-- Written problem --
Search the material for the string "this" and copy each line where it occurs.

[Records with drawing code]
┄┄┄┄┄┄

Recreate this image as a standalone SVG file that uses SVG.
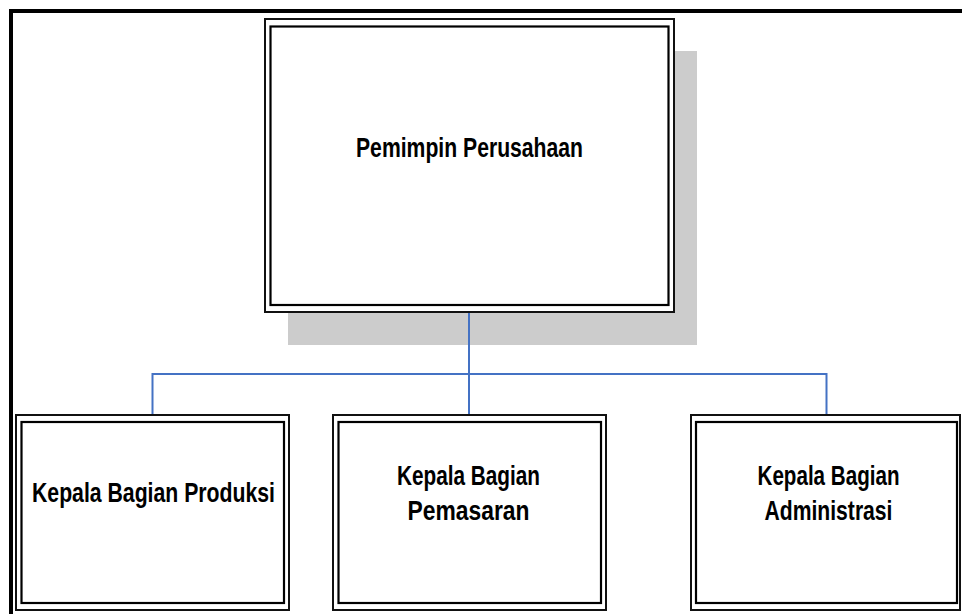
<svg xmlns="http://www.w3.org/2000/svg" width="962" height="614" viewBox="0 0 962 614">
<style>
.outer{fill:#fff;stroke:#111;stroke-width:2}
.inner{fill:none;stroke:#000;stroke-width:2.2}
.lbl{font-family:"Liberation Sans Narrow","Liberation Sans",Arial,sans-serif;font-weight:bold;font-size:28.5px;fill:#000;text-anchor:middle}
.conn{fill:none;stroke:#4472C4;stroke-width:2}
</style>
<rect width="962" height="614" fill="#fff"/>
<path d="M11,614 V11 H962" fill="none" stroke="#000" stroke-width="4"/>
<rect x="288" y="51" width="409" height="294" fill="#cccccc"/>
<g id="connectors">
<path class="conn" d="M469,312 V414"/>
<path class="conn" d="M152.5,414 V374 H826.5 V414"/>
</g>
<g id="node-pemimpin">
<rect class="outer" x="265" y="19" width="409" height="293"/>
<rect class="inner" x="270.5" y="26.5" width="398" height="278.5"/>
<text class="lbl" x="469.5" y="157" textLength="227" lengthAdjust="spacingAndGlyphs">Pemimpin Perusahaan</text>
</g>
<g id="node-produksi">
<rect class="outer" x="16" y="415" width="273" height="195"/>
<rect class="inner" x="21.5" y="422" width="262.5" height="181"/>
<text class="lbl" x="153.5" y="502" textLength="243" lengthAdjust="spacingAndGlyphs">Kepala Bagian Produksi</text>
</g>
<g id="node-pemasaran">
<rect class="outer" x="333" y="415" width="273" height="195"/>
<rect class="inner" x="338.5" y="422" width="262.5" height="181"/>
<text class="lbl" x="468.5" y="485" textLength="143" lengthAdjust="spacingAndGlyphs">Kepala Bagian</text>
<text class="lbl" x="468.5" y="520" textLength="122" lengthAdjust="spacingAndGlyphs">Pemasaran</text>
</g>
<g id="node-administrasi">
<rect class="outer" x="691" y="415" width="269" height="195"/>
<rect class="inner" x="696" y="422" width="261" height="181"/>
<text class="lbl" x="828.5" y="485" textLength="142" lengthAdjust="spacingAndGlyphs">Kepala Bagian</text>
<text class="lbl" x="828.5" y="520" textLength="128" lengthAdjust="spacingAndGlyphs">Administrasi</text>
</g>
</svg>
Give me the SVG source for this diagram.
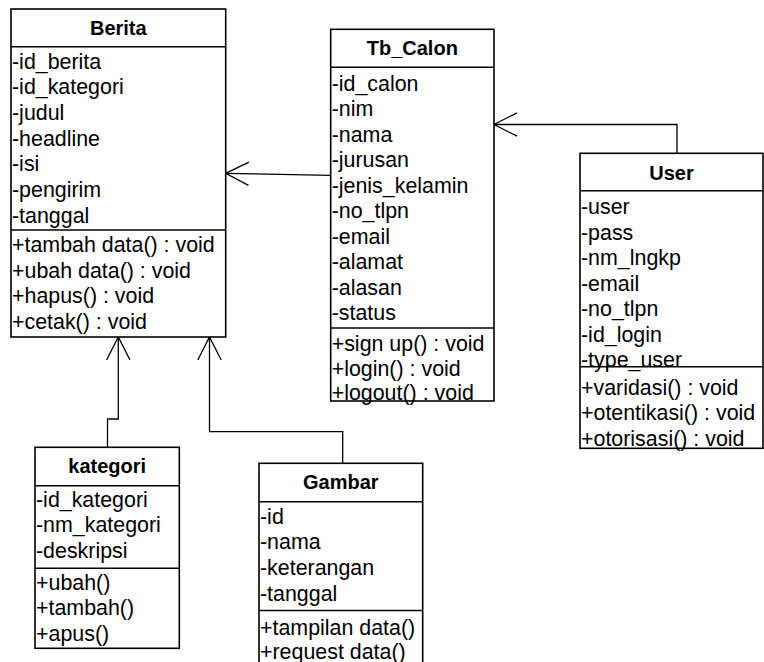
<svg xmlns="http://www.w3.org/2000/svg" width="764" height="662" viewBox="0 0 764 662">
  <style>
    .box { fill: #ffffff; stroke: #000000; stroke-width: 1.6; }
    .sep { stroke: #000000; stroke-width: 1.6; }
    .title { font-family: "Liberation Sans", Arial, sans-serif; font-size: 20px; font-weight: bold; text-anchor: middle; fill: #000000; }
    .item { font-family: "Liberation Sans", Arial, sans-serif; font-size: 21.4px; fill: #000000; }
    .link { fill: none; stroke: #000000; stroke-width: 1.3; marker-end: url(#open); }
  </style>
  <defs>
    <marker id="open" markerUnits="userSpaceOnUse" viewBox="-26 -14 28 28" markerWidth="28" markerHeight="28" refX="0" refY="0" orient="auto" overflow="visible">
      <path d="M -23,-11.7 L 0,0 L -23,11.7" fill="none" stroke="#000000" stroke-width="1.3"/>
    </marker>
  </defs>

  <rect width="764" height="662" fill="#ffffff"/>

  <!-- associations -->
  <g id="connectors">
    <polyline class="link" points="330.7,175.3 225.7,173.3"/>
    <polyline class="link" points="677,153.3 677,124.5 494,124.5"/>
    <polyline class="link" points="107.5,447.3 107.5,419 118.3,419 118.3,337"/>
    <polyline class="link" points="342.7,463.3 342.7,431.7 209.5,431.7 209.5,337"/>
  </g>

  <!-- Berita -->
  <g id="berita">
    <rect class="box" x="11" y="9" width="214.7" height="328"/>
    <line class="sep" x1="11" y1="46.7" x2="225.7" y2="46.7"/>
    <line class="sep" x1="11" y1="230" x2="225.7" y2="230"/>
    <text class="title" x="118.3" y="34.5">Berita</text>
    <text class="item" x="12" y="68.5">-id_berita</text>
    <text class="item" x="12" y="94.2">-id_kategori</text>
    <text class="item" x="12" y="119.9">-judul</text>
    <text class="item" x="12" y="145.6">-headline</text>
    <text class="item" x="12" y="171.3">-isi</text>
    <text class="item" x="12" y="197">-pengirim</text>
    <text class="item" x="12" y="222.5">-tanggal</text>
    <text class="item" x="12" y="252">+tambah data() : void</text>
    <text class="item" x="12" y="277.5">+ubah data() : void</text>
    <text class="item" x="12" y="303">+hapus() : void</text>
    <text class="item" x="12" y="328.5">+cetak() : void</text>
  </g>

  <!-- Tb_Calon -->
  <g id="tb_calon">
    <rect class="box" x="330.7" y="29.3" width="163.3" height="371.7"/>
    <line class="sep" x1="330.7" y1="67.3" x2="494" y2="67.3"/>
    <line class="sep" x1="330.7" y1="328" x2="494" y2="328"/>
    <text class="title" x="412.3" y="55.3">Tb_Calon</text>
    <text class="item" x="331.7" y="90.5">-id_calon</text>
    <text class="item" x="331.7" y="116">-nim</text>
    <text class="item" x="331.7" y="141.5">-nama</text>
    <text class="item" x="331.7" y="167">-jurusan</text>
    <text class="item" x="331.7" y="192.5">-jenis_kelamin</text>
    <text class="item" x="331.7" y="218">-no_tlpn</text>
    <text class="item" x="331.7" y="243.5">-email</text>
    <text class="item" x="331.7" y="269">-alamat</text>
    <text class="item" x="331.7" y="294.5">-alasan</text>
    <text class="item" x="331.7" y="320">-status</text>
    <text class="item" x="331.7" y="351">+sign up() : void</text>
    <text class="item" x="331.7" y="375.5">+login() : void</text>
    <text class="item" x="331.7" y="399.5">+logout() : void</text>
  </g>

  <!-- User -->
  <g id="user">
    <rect class="box" x="580" y="153.3" width="183" height="295"/>
    <line class="sep" x1="580" y1="190.7" x2="763" y2="190.7"/>
    <line class="sep" x1="580" y1="366.7" x2="763" y2="366.7"/>
    <text class="title" x="671.5" y="179.5">User</text>
    <text class="item" x="581" y="214">-user</text>
    <text class="item" x="581" y="239.5">-pass</text>
    <text class="item" x="581" y="265">-nm_lngkp</text>
    <text class="item" x="581" y="290.5">-email</text>
    <text class="item" x="581" y="316">-no_tlpn</text>
    <text class="item" x="581" y="341.5">-id_login</text>
    <text class="item" x="581" y="366.5">-type_user</text>
    <text class="item" x="581" y="394.5">+varidasi() : void</text>
    <text class="item" x="581" y="420">+otentikasi() : void</text>
    <text class="item" x="581" y="445.5">+otorisasi() : void</text>
  </g>

  <!-- kategori -->
  <g id="kategori">
    <rect class="box" x="35" y="447.3" width="144.3" height="201"/>
    <line class="sep" x1="35" y1="485.7" x2="179.3" y2="485.7"/>
    <line class="sep" x1="35" y1="568.3" x2="179.3" y2="568.3"/>
    <text class="title" x="107.2" y="472.5">kategori</text>
    <text class="item" x="36" y="506.7">-id_kategori</text>
    <text class="item" x="36" y="532.2">-nm_kategori</text>
    <text class="item" x="36" y="557.7">-deskripsi</text>
    <text class="item" x="36" y="589.5">+ubah()</text>
    <text class="item" x="36" y="615">+tambah()</text>
    <text class="item" x="36" y="640.5">+apus()</text>
  </g>

  <!-- Gambar -->
  <g id="gambar">
    <rect class="box" x="259" y="463.3" width="163.7" height="215"/>
    <line class="sep" x1="259" y1="501.7" x2="422.7" y2="501.7"/>
    <line class="sep" x1="259" y1="610.5" x2="422.7" y2="610.5"/>
    <text class="title" x="340.8" y="489.3">Gambar</text>
    <text class="item" x="260" y="523.5">-id</text>
    <text class="item" x="260" y="549.2">-nama</text>
    <text class="item" x="260" y="574.9">-keterangan</text>
    <text class="item" x="260" y="600.5">-tanggal</text>
    <text class="item" x="260" y="634.5">+tampilan data()</text>
    <text class="item" x="260" y="658.5">+request data()</text>
  </g>
</svg>
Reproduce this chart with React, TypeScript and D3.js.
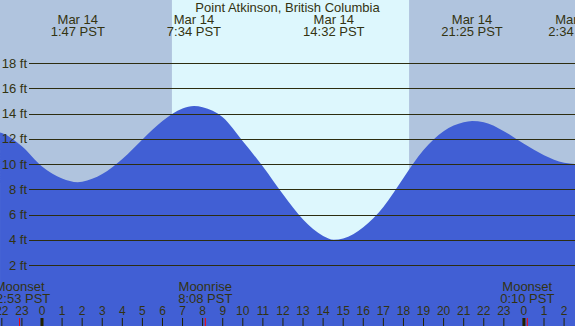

┄┄┄┄┄┄

-- Task answer --
Recreate this image as a standalone SVG file that uses SVG.
Give me the SVG source for this diagram.
Reproduce this chart with React, TypeScript and D3.js.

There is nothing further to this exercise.